In Between Worlds

There are worlds in between smiles, in between tears, in between sighs that we often forget hold so much meaning into our real ones. We live a life infested with career, worries and depression that often these worlds are tucked away in a tiny space and we don’t even realize that we are often in those places but space out too much thinking of unimportant things.

Why do we live? Is it to please others? To be the best for somebody? To feel even just a drop of love? 

Isn’t it we need to hold ourselves up and learn to love more of our self before we can really give a part of us to anyone?

In between smiles, I have a world where sadness is what smiles mean because you can’t express your feelings in fear of being unaccepted.

In between tears, I have a bittersweet world where the bitterness of no one really cares gets to me but the sweetness of hope that someday God will deliver the right person for me.

In between sighs, the future of my dream is my world where all the places I want to travel is just a few steps away but also a thousand miles too far yet faith is planted in my heart that if I believe through it all and add just a little bit more of hard work, I’ll have my boots on those grounds some day. Some day.

We live to cry, to smile, to break hearts, and to be heartbroken, and eventually to die but most of all while we live, we make sure to really LIVE and not just breathe.

In an Uncertain World

Uncertainties in life threaten our hold on security and it must be one of the scariest feeling in the world. Even though the cliche goes that we have to step out of comfort zone to experience ‘real life’, you can’t not think about just diving into what you want head on because let’s face it, you can’t really live a life without having to worry about what you’re gonna eat for the day or the roof you’re gonna live in. And that’s the biggest factor hindering us in thriving for our dreams.

At least for me, it is.

If I only had it my way, I wouldn’t work in the corporate world. I would want to be a writer full-time where I get to travel to places I want to go and catch some inspiration from them. But how can I do that when I don’t have the money to support it. I feel like I’m being a pessimist right now because of my views, but this is the real world and life is never fair. 

I’ve been feeling down for the past few month because of this and the fact that I’m frustrated with my current job because I’m not doing what I love and actually, there’s not much money in doing what I love because when you’re a starting writer, there’s really nothing.
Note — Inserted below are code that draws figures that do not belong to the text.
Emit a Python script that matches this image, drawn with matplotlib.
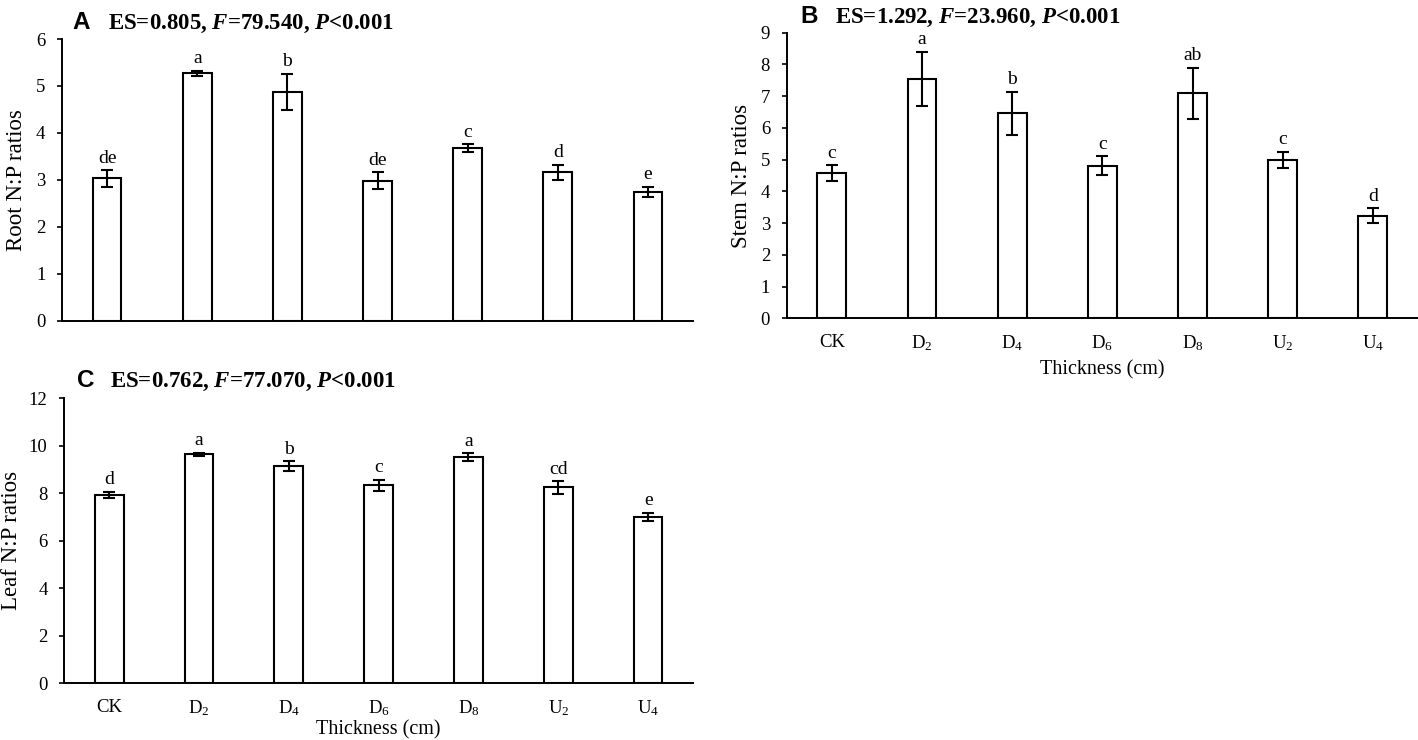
import matplotlib
matplotlib.use("Agg")
import matplotlib.pyplot as plt
import numpy as np

# ---- data ----
categories = ['CK', 'D$_2$', 'D$_4$', 'D$_6$', 'D$_8$', 'U$_2$', 'U$_4$']

root_mean = [3.03, 5.27, 4.87, 2.98, 3.68, 3.16, 2.74]
root_err = [0.18, 0.05, 0.39, 0.18, 0.08, 0.16, 0.11]
root_letters = ['de', 'a', 'b', 'de', 'c', 'd', 'e']

stem_mean = [4.57, 7.54, 6.46, 4.80, 7.09, 4.99, 3.23]
stem_err = [0.25, 0.86, 0.68, 0.30, 0.80, 0.26, 0.24]
stem_letters = ['c', 'a', 'b', 'c', 'ab', 'c', 'd']

leaf_mean = [7.94, 9.64, 9.14, 8.34, 9.52, 8.25, 7.00]
leaf_err = [0.12, 0.07, 0.20, 0.24, 0.16, 0.26, 0.18]
leaf_letters = ['d', 'a', 'b', 'c', 'a', 'cd', 'e']

titles = ['ES=0.805, $F$=79.540, $P$<0.001',
          'ES=1.292, $F$=23.960, $P$<0.001',
          'ES=0.762, $F$=77.070, $P$<0.001']
panel_letters = ['A', 'B', 'C']
ylabels = ['Root N:P ratios', 'Stem N:P ratios', 'Leaf N:P ratios']
xlabel = 'Thickness (cm)'

# ---- style ----
plt.rcParams['font.family'] = ['Liberation Serif', 'DejaVu Serif']
plt.rcParams['mathtext.fontset'] = 'custom'
plt.rcParams['mathtext.rm'] = 'Liberation Serif'
plt.rcParams['mathtext.it'] = 'Liberation Serif:italic:bold'
plt.rcParams['mathtext.bf'] = 'Liberation Serif:bold'

W, H = 1418, 740
fig = plt.figure(figsize=(W / 100, H / 100), dpi=100)


def px_axes(left, right, top, bottom):
    return fig.add_axes([left / W, 1 - bottom / H, (right - left) / W, (bottom - top) / H])


axA = px_axes(62, 693, 39, 320.7)
axB = px_axes(786.7, 1418, 32.7, 318.3)
axC = px_axes(64.3, 693, 398.3, 683.3)

specs = [
    (axA, root_mean, root_err, root_letters, 6, 1, False, 0),
    (axB, stem_mean, stem_err, stem_letters, 9, 1, True, 1),
    (axC, leaf_mean, leaf_err, leaf_letters, 12, 2, True, 2),
]

x = np.arange(len(categories))
for ax, mean, err, letters, ymax, step, show_x, i in specs:
    ax.bar(x, mean, width=0.32, color='white', edgecolor='black', linewidth=1.5, zorder=2)
    ax.errorbar(x, mean, yerr=err, fmt='none', ecolor='black', elinewidth=1.5,
                capsize=4.2, capthick=1.5, zorder=3)
    for xi, m, e, lab in zip(x, mean, err, letters):
        ax.annotate(lab, (xi, m + e), xytext=(0, 2.5), textcoords='offset points',
                    ha='center', va='bottom', fontsize=14)
    ax.set_xlim(-0.5, 6.5)
    ax.set_ylim(0, ymax)
    ax.set_yticks(np.arange(0, ymax + 0.01, step))
    ax.spines['top'].set_visible(False)
    ax.spines['right'].set_visible(False)
    ax.spines['left'].set_linewidth(1.4)
    ax.spines['bottom'].set_linewidth(1.4)
    ax.tick_params(axis='y', direction='out', length=3.5, width=1.2, pad=8.5, labelsize=13.5)
    ax.set_xticks(x)
    if show_x:
        ax.set_xticklabels(categories)
        ax.tick_params(axis='x', length=0, pad=11, labelsize=13.5)
        ax.set_xlabel(xlabel, fontsize=14.5)
    else:
        ax.set_xticklabels([])
        ax.tick_params(axis='x', length=0)
    ax.set_ylabel(ylabels[i], fontsize=16.5)
    ax.yaxis.label.set_verticalalignment('center')

axA.yaxis.set_label_coords(-45 / 631, 0.5)
axB.yaxis.set_label_coords(-45 / 631.3, 0.5)
axC.yaxis.set_label_coords(-53 / 628.7, 0.5)
axB.xaxis.set_label_coords(0.5, -52 / 285.6)
axC.xaxis.set_label_coords(0.5, -47 / 285)
axB.xaxis.label.set_verticalalignment('center')
axC.xaxis.label.set_verticalalignment('center')

# titles
title_pos = [(72, 108, 29), (800, 835, 23), (77, 110, 386.5)]
for (lx, tx, by), pl, tt in zip(title_pos, panel_letters, titles):
    fig.text(lx / W, 1 - by / H, pl, family=['Liberation Sans', 'DejaVu Sans'],
             fontweight='bold', fontsize=17.5, ha='left', va='baseline')
    fig.text(tx / W, 1 - by / H, tt, fontweight='bold', fontsize=16.5,
             ha='left', va='baseline')

fig.savefig('out.png', dpi=100)
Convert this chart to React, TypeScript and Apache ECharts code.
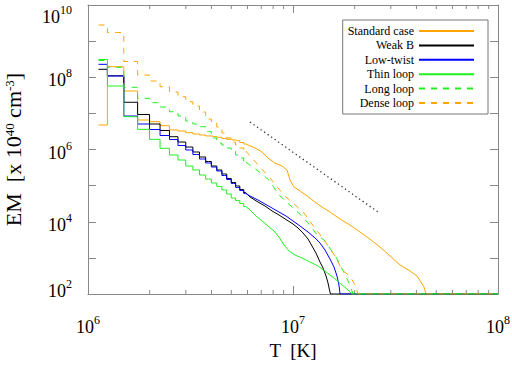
import React, { useEffect, useRef } from 'react';
import * as echarts from 'echarts';

// Bin centres (MK) of the low-temperature histogram part
const T_BINS_MK = [1.125, 1.375, 1.625, 1.875, 2.125, 2.375, 2.625, 2.875, 3.125, 3.375, 3.625, 3.875, 4.125, 4.375, 4.625, 4.875, 5.125, 5.375, 5.625, 5.875];

const STANDARD_LOW = [4.76e6, 1.96e8, 4.16e7, 6.56e6, 5.89e6, 4.56e6, 3.47e6, 3.25e6, 2.92e6, 2.69e6, 2.52e6, 2.37e6, 2.29e6, 2.18e6, 2.02e6, 1.91e6, 1.83e6, 1.75e6, 1.56e6, 1.42e6];
const WEAKB_LOW = [1.66e8, 1.10e8, 2.03e7, 9.3e6, 5.08e6, 3.36e6, 2.26e6, 1.61e6, 1.17e6, 8.53e5, 6.2e5, 4.65e5, 3.49e5, 2.71e5, 2.1e5, 1.57e5, 1.22e5, 9.8e4, 7.8e4, 6.46e4];
const LOWTWIST_LOW = [2.28e8, 1.08e8, 8.45e6, 5.08e6, 3.58e6, 2.44e6, 1.89e6, 1.29e6, 9.69e5, 7.27e5, 5.46e5, 4.23e5, 3.28e5, 2.54e5, 1.91e5, 1.48e5, 1.15e5, 8.87e4, 7.33e4, 6.06e4];
const THIN_LOW = [3.10e8, 5.73e7, 8.09e6, 3.62e6, 1.91e6, 1.08e6, 7.05e5, 5.12e5, 3.49e5, 2.71e5, 1.97e5, 1.52e5, 1.18e5, 9.5e4, 7.57e4, 5.86e4, 4.54e4, 3.87e4, 3.2e4, 2.64e4];
const LONG_LOW = [2.91e8, 1.88e8, 5.27e7, 2.61e7, 1.98e7, 1.5e7, 1.11e7, 8.45e6, 6.15e6, 5.08e6, 4.28e6, 3.11e6, 2.08e6, 1.51e6, 1.33e6, 1.1e6, 9.1e5, 7.05e5, 5.82e5, 4.51e5];
const DENSE_LOW = [2.79e9, 1.73e9, 2.73e8, 1.15e8, 7.87e7, 5.47e7, 3.91e7, 2.9e7, 2.1e7, 1.6e7, 1.09e7, 6.98e6, 5.77e6, 4.2e6, 2.86e6, 2.08e6, 1.61e6, 1.33e6, 1.1e6, 9.1e5];

// High-temperature part: [T (MK), EM]
const STANDARD_HIGH = [[5.875, 1.42e6], [6.53, 1.1e6], [7.06, 8.5e5], [7.55, 5.8e5], [8.17, 4.2e5], [8.84, 3.5e5], [9.35, 2.7e5], [9.67, 1.43e5], [10.11, 9.2e4], [10.82, 7.1e4], [11.7, 5.2e4], [12.81, 3.5e4], [13.85, 2.56e4], [15.15, 1.86e4], [16.96, 1.19e4], [18.97, 8.1e3], [21.22, 5.2e3], [23.74, 3.3e3], [26.57, 2.0e3], [29.72, 1.13e3], [33.26, 635], [37.21, 434], [40.26, 315], [42.11, 215], [43.56, 156], [44.55, 100], [100, 100]];
const WEAKB_HIGH = [[5.875, 6.46e4], [6.17, 4.84e4], [6.75, 3.52e4], [7.3, 2.73e4], [7.9, 1.99e4], [8.54, 1.54e4], [9.25, 1.15e4], [10.0, 8.67e3], [10.58, 6.71e3], [11.19, 4.89e3], [11.84, 3.33e3], [12.38, 2.13e3], [12.95, 1.36e3], [13.54, 769], [14.01, 525], [14.49, 315], [14.82, 202], [15.07, 129], [15.24, 100], [100, 100]];
const LOWTWIST_HIGH = [[5.875, 6.06e4], [6.17, 5.16e4], [6.75, 4.0e4], [7.3, 3.1e4], [7.9, 2.4e4], [8.54, 1.86e4], [9.25, 1.44e4], [10.0, 1.05e4], [10.82, 7.62e3], [11.84, 5.2e3], [12.81, 3.55e3], [13.54, 2.58e3], [14.33, 1.65e3], [15.15, 931], [15.85, 559], [16.39, 315], [16.76, 177], [16.96, 100], [100, 100]];
const THIN_HIGH = [[5.875, 2.64e4], [6.17, 2.11e4], [6.6, 1.44e4], [7.06, 1.05e4], [7.55, 7.62e3], [8.08, 5.55e3], [8.54, 3.78e3], [9.04, 2.27e3], [9.56, 1.55e3], [10.23, 1.2e3], [11.06, 993], [12.1, 769], [13.24, 596], [14.49, 406], [15.85, 277], [17.15, 189], [18.34, 137], [19.4, 100], [100, 100]];
const LONG_HIGH = [[5.875, 4.51e5], [6.45, 3.08e5], [7.06, 2.1e5], [7.72, 1.34e5], [8.45, 5.86e4], [10.0, 2.4e4], [11.06, 1.44e4], [11.84, 9.2e3], [13.24, 4.04e3], [14.17, 3.13e3], [16.21, 1.06e3], [17.74, 387], [18.97, 177], [19.62, 100], [100, 100]];
const DENSE_HIGH = [[5.875, 9.1e5], [6.24, 6.2e5], [6.83, 3.49e5], [7.72, 1.63e5], [8.45, 8.6e4], [9.35, 4.54e4], [10.0, 3.3e4], [11.31, 1.75e4], [12.66, 7.2e3], [14.17, 3.13e3], [16.03, 1.13e3], [17.34, 461], [18.97, 315], [20.07, 177], [20.75, 100], [100, 100]];

// Reference power-law line (T in MK, EM)
const REF_LINE = [[6.17, 5.77e6], [25.98, 1.86e4]];

const X_MINOR_TICKS = [2e6, 3e6, 4e6, 5e6, 6e6, 7e6, 8e6, 9e6, 2e7, 3e7, 4e7, 5e7, 6e7, 7e7, 8e7, 9e7];

const SERIES_DEFS = [
  { name: 'Standard case', color: '#ffa500', dashed: false, low: STANDARD_LOW, high: STANDARD_HIGH },
  { name: 'Weak B', color: '#000000', dashed: false, low: WEAKB_LOW, high: WEAKB_HIGH },
  { name: 'Low-twist', color: '#0000ff', dashed: false, low: LOWTWIST_LOW, high: LOWTWIST_HIGH },
  { name: 'Thin loop', color: '#22ee22', dashed: false, low: THIN_LOW, high: THIN_HIGH },
  { name: 'Long loop', color: '#22ee22', dashed: true, low: LONG_LOW, high: LONG_HIGH },
  { name: 'Dense loop', color: '#ffa500', dashed: true, low: DENSE_LOW, high: DENSE_HIGH },
];

const FONT = "'Liberation Serif', 'DejaVu Serif', serif";
const AXIS_COLOR = '#888888';

const labelRich = {
  b: { fontFamily: FONT, fontSize: 18, color: '#000', verticalAlign: 'bottom', padding: [6, 0, 0, 0] },
  s: { fontFamily: FONT, fontSize: 12, color: '#000', verticalAlign: 'bottom', padding: [0, 0, 10, 0] },
  bt: { fontFamily: FONT, fontSize: 18, color: '#000', verticalAlign: 'bottom', padding: [24, 0, 0, 0] },
  bb: { fontFamily: FONT, fontSize: 18, color: '#000', verticalAlign: 'bottom', padding: [0, 0, 10, 0] },
  sb: { fontFamily: FONT, fontSize: 12, color: '#000', verticalAlign: 'bottom', padding: [0, 0, 20, 0] },
};

export default function App() {
  const ref = useRef<HTMLDivElement>(null);
  useEffect(() => {
    if (!ref.current) return;
    const chart = echarts.init(ref.current, null, { renderer: 'svg' });
    const series: any[] = [];
    SERIES_DEFS.forEach((d) => {
      const lineStyle = { color: d.color, width: 1, type: d.dashed ? [6, 6] : 'solid' };
      series.push({
        name: d.name, type: 'line', step: 'middle', symbol: 'none', showSymbol: false, silent: true,
        data: T_BINS_MK.map((t, i) => [t * 1e6, d.low[i]]),
        lineStyle, itemStyle: { color: d.color },
      });
      series.push({
        name: d.name, type: 'line', symbol: 'none', showSymbol: false, silent: true,
        data: d.high.map(([t, v]) => [t * 1e6, v]),
        lineStyle, itemStyle: { color: d.color },
      });
    });
    series.push({
      name: 'ref', type: 'line', symbol: 'none', silent: true,
      data: REF_LINE.map(([t, v]) => [t * 1e6, v]),
      lineStyle: { color: '#333', width: 1.3, type: [1.3, 3] },
    });
    series.push({
      name: 'minorTicks', type: 'custom', silent: true, clip: false,
      data: X_MINOR_TICKS.map((v) => [v, 100]),
      renderItem: (params: any, api: any) => {
        const x = api.value(0);
        const b = api.coord([x, 1e2]);
        const t = api.coord([x, 1e10]);
        const st = { stroke: AXIS_COLOR, lineWidth: 1 };
        return {
          type: 'group',
          children: [
            { type: 'line', shape: { x1: b[0], y1: b[1], x2: b[0], y2: b[1] - 4 }, style: st },
            { type: 'line', shape: { x1: t[0], y1: t[1], x2: t[0], y2: t[1] + 4 }, style: st },
          ],
        };
      },
    });

    const expOf = (v: number) => Math.round(Math.log10(v));
    const axisCommon = {
      type: 'log', logBase: 10,
      axisLine: { show: true, lineStyle: { color: AXIS_COLOR, width: 1 } },
      axisTick: { show: true, inside: true, length: 8, lineStyle: { color: AXIS_COLOR } },
      splitLine: { show: false },
      minorTick: { show: false },
    };

    chart.setOption({
      animation: false,
      backgroundColor: '#ffffff',
      textStyle: { fontFamily: FONT },
      grid: { left: 88, top: 5, right: 14, bottom: 74, containLabel: false, outerBoundsMode: 'none' },
      legend: {
        data: SERIES_DEFS.map((d) => d.name),
        orient: 'vertical', align: 'right', right: 24, top: 20,
        padding: [5, 13, 5, 5], itemWidth: 55, itemHeight: 10, itemGap: 2.4,
        borderColor: '#777', borderWidth: 1, backgroundColor: '#fff',
        itemStyle: { opacity: 0 },
        textStyle: { fontFamily: FONT, fontSize: 12, color: '#000' },
        selectedMode: false,
      },
      xAxis: [
        {
          ...axisCommon, position: 'bottom', min: 1e6, max: 1e8, splitNumber: 2,
          axisLabel: {
            margin: 18, showMinLabel: true, showMaxLabel: true, fontFamily: FONT,
            formatter: (v: number) => `{b|10}{s|${expOf(v)}}`, rich: labelRich,
          },
          name: '{a|T  [K]}', nameLocation: 'middle', nameGap: 46,
          nameTextStyle: { fontFamily: FONT, rich: { a: { fontFamily: FONT, fontSize: 19, color: '#000' } } },
        },
        {
          ...axisCommon, position: 'top', min: 1e6, max: 1e8, splitNumber: 2,
          axisLabel: { show: false },
        },
      ],
      yAxis: [
        {
          ...axisCommon, position: 'left', min: 1e2, max: 1e10, splitNumber: 8,
          axisLabel: {
            margin: 16, showMinLabel: true, showMaxLabel: true, fontFamily: FONT,
            formatter: (v: number) => {
              const e = expOf(v);
              if (e % 2 !== 0) return '';
              if (e === 10) return `{bt|10}{s|${e}}`;
              if (e === 2) return `{bb|10}{sb|${e}}`;
              return `{b|10}{s|${e}}`;
            },
            rich: labelRich,
          },
          name: '{a|EM  [x 10}{s|40}{a| cm}{s|-3}{a|]}', nameLocation: 'middle', nameGap: 64,
          nameTextStyle: {
            fontFamily: FONT,
            rich: {
              a: { fontFamily: FONT, fontSize: 22, color: '#000', verticalAlign: 'bottom' },
              s: { fontFamily: FONT, fontSize: 13, color: '#000', verticalAlign: 'bottom', padding: [0, 0, 8, 0] },
            },
          },
        },
        {
          ...axisCommon, position: 'right', min: 1e2, max: 1e10, splitNumber: 8,
          axisLabel: { show: false },
        },
      ],
      series,
    });
    return () => chart.dispose();
  }, []);
  return <div ref={ref} style={{ position: 'fixed', left: 0, top: 0, width: 512, height: 368, background: '#fff' }} />;
}
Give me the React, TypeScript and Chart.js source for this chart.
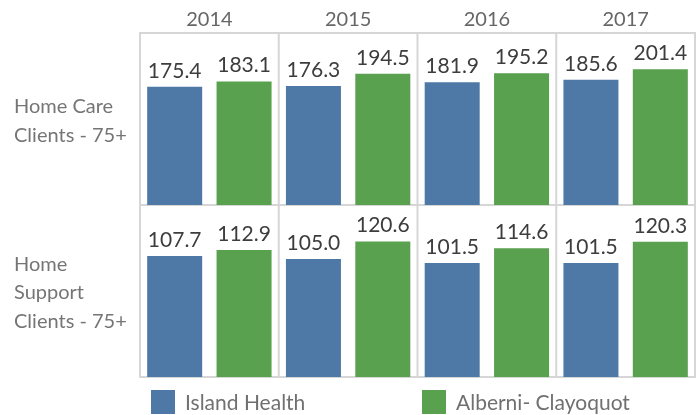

But I do hope someday, even just in the sidelines I get to do my dream.

Amidst all these worries and uncertainties, I always end up doing something I regret because of depression but I am just amazed at how God never forgets to give me reminders of His love and support. I was checking my emails today when a daily verse really struck my situation at the moment:

“I TELL YOU, DO NOT WORRY ABOUT YOUR LIFE, WHAT YOU WILL EAT OR DRINK; OR ABOUT YOUR BODY, WHAT YOU WILL WEAR.  IS NOT LIFE MORE IMPORTANT THAN FOOD, AND THE BODY MORE IMPORTANT THAN CLOTHES?  LOOK AT THE BIRDS OF THE AIR; THEY DO NOT SOW OR REAP OR STORE AWAY IN BARNS, AND YET YOUR HEAVENLY FATHER FEEDS THEM AND WHY DO YOU WORRY ABOUT CLOTHES?  SEE HOW THE LILIES OF THE FIELD GROW.  THEY DO NOT LABOR OR SPIN.  YET I TELL YOU THAT NOT EVEN SOLOMON IN ALL HIS SPLENDOR WAS DRESSED LIKE ONE OF THESE.” ( MATTHEW 6:25-26; & 28-29 )

So right now, I won’t worry that much anymore because somehow God has given me assurance that He will always be there to help me and that He has a plan for me, I just need to practice patience a bit more harder.

I guess I can’t say I’m instantly cured of my feeling of uncertainty, from time to time, it’ll always sprung up but I’m just really glad that I know God is there for me. So please, Lord, help me achieve something fulfilling in my life.